A blackout drunk is someone who under the influence of alcohol that he or she has no memory of when sober.

Which, regional colloquialism notwithstanding, is pretty much the standard definition as used by the AMA, CDC, Alcoholics Anonymous, etc, and it’s been used at least since the 1940s. Further, there is no direct correlation between alcohol-related amnesia–blacking out–and amount of alcohol consumed.

That’s disturbing. If being black-out-drunk is not correlated with BAC, then someone could be black-out-drunk without being very drunk at all (this is what jsgoddess has been saying), and they might not be recognizably drunk by other people around (specifically, a potential sex partner). And yet according to the Amherst definition (which I imagine is pretty much standard), black-out-drunkness IS sufficient to make one incapable of consent – yet with no way for a potential partner to detect this.

What next? Affirmative consent now requires a blood or urine sample to be tested for BAC? Well, no, even that doesn’t work, if BAC is not even closely correlated with black-out state.

So what then? Now, does affirmative consent require that the partners spend (and document) at least 8 hours in each others’ presence (or in the presence of other Credible Witnesses) and to document that no incapacitating chemicals were ingested by either party during that interval? Everyone knows, that isn’t going to happen. How will this work?

(ETA: I suppose this really belongs in the “NY Affirmative Consent” thread, but the above comment follows up on earlier posts in this thread, so I put it here.)

Just Asking Questions?

Well, inebriation on the whole is notoriously subjective. (Dunno if you’re a drinker, but I’ve certainly experienced the whole “woo, two beers and I’m buzzed, WTF?” phenomenon, as well as “Great Ghu, I’ve had enough to fell an ox but I’m pretty ok, WTF?”) Blackouts seem to be similarly subjective.

Which is just to say that neither amount of alcohol consumed nor the experience of blackout can be reliably tied to degree of intoxication.
(Apologies for all the unsupported assertions here; I’m in and out today and not taking much time to provide citations. Happy to oblige on request.)
.

I’d like to know what you mean by “predators”. What does “predator” means to you?

And, when you say there’s not enough emphasis on on accurately describing “such encounters” as rape, are you talking about two drunk people having sex? And if so, do you think both should go to prison for rape, be labelled as sex offenders for the rest of their lives… or just the men?

Can you provide a cite, please, showing feminists pushing for more women to be arrested for rape?

And I haven’t ignored them: I’ve asked for evidence. None’s been provided. Hopefully, that evidence will be provided later on in the thread.

You seem to have ignored the citations of NOW decrying males being raped in prison (both by males and females). I was eager to see your response to those posts.

Well, yeah, that was a whole compendium of seeming silly questions I put there – but there was a point to that.

We see all those people claiming things like “These new laws make ALL sex illegal!” and stuff like that. Exaggerated a bit maybe, but there’s a point there.

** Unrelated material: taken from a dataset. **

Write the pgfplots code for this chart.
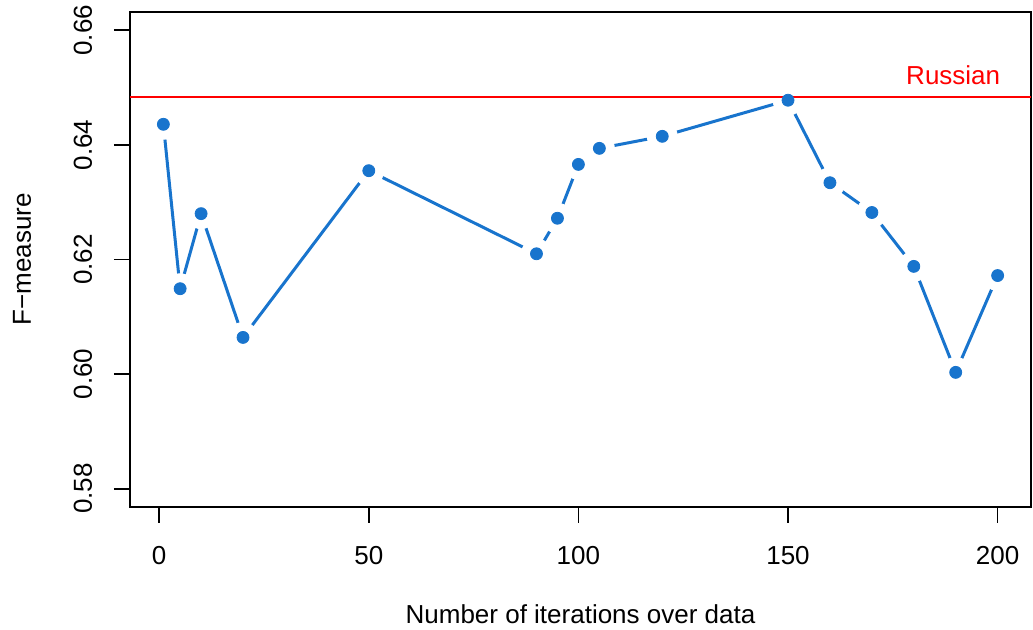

The vast majority of sex acts occur in amicable circumstances, presumably, and don’t give rise to accusations after-the-fact. These cases were never the problem to begin with. Those were never the cases we needed laws to address.

The cases where an accusation arises after the fact are the problems. The new rules purport to address those cases by prescribing a set of protocols for having sex that should protect all parties from non-consensual sex AND protect all parties from accusations of non-consensual sex. But the new rules, as our dear MRA-type friends point out, are highly unworkable, often with no way to figure out if they are being followed. Case in point here is the rule that black-out inebriation invalidates any consent (sounds perfectly reasonable, right?) while at the same time, there’s no way to detect black-out inebriation.

And sure, the questions I asked: Should we require BAC tests now? Should we require 8-hour witnessed alcohol quarantines? – are silly questions. They are rhetorical questions, Frylock. You know what those are. They are meant to demonstrate the absurdity of some of the new rules, because they can’t accomplish what they mean to accomplish short of going to absurd lengths.

Sure, it isn’t a “real” problem most of the time. It’s the cases where it’s a problem that it’s a problem, and then the rules don’t work well.